Ici, il y a lieu de retenir, pour l’avenir, une première leçon. Durant ces dix dernières années, la politique au Maroc fut otage d’un populisme mortifère. D’aucuns crurent, aux élections de 2016, que pour battre le populisme de Benkirane, il fallait surenchérir dans la même voie en privilégiant un populisme encore plus vulgaire. On a vu le résultat. Le personnel politique qui, cette fois-ci s’est heureusement ressaisi a préféré laisser les islamistes, les Azami, les Bouano et les Aftati à leur vociférations et braillements. Ils leur ont opposé, de la civilité, de la bonne tenue, des réponses programmatiques et des alternatives. C’est ce qui leur a assuré une victoire nette et sans bavures.
Par cet acte inédit, il faut espérer que, dans notre pays, c’en est fini avec l’ère du verbe débridé et de cette arrogance qui, en brandissant chapelet et barbe, crut pouvoir duper les Marocains en dissimulant la crasse incompétence.
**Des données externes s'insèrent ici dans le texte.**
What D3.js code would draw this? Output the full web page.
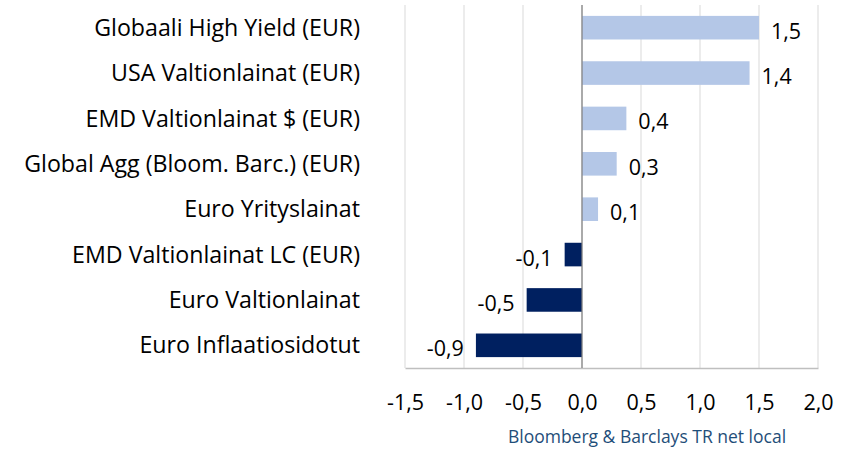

Le Maroc s’apprête donc à rentrer dans sa troisième alternance. Il y a bien eu celle de 1998, puis celle de 2011. Les trois premiers partis arrivés, aujourd’hui, en tête semblent disposer d’un personnel politique capable de relever les défis du moment et d’accompagner la dynamique marocaine fermement engagé par sa Majesté le Roi Mohamed VI. Mais ce dont ils devraient surtout se souvenir, c’est que les Marocains ont pris, avec cette séquence politique que nous venons de vivre, le goût de la sanction. Et comme il viennent de le montrer, ils peuvent être impitoyables.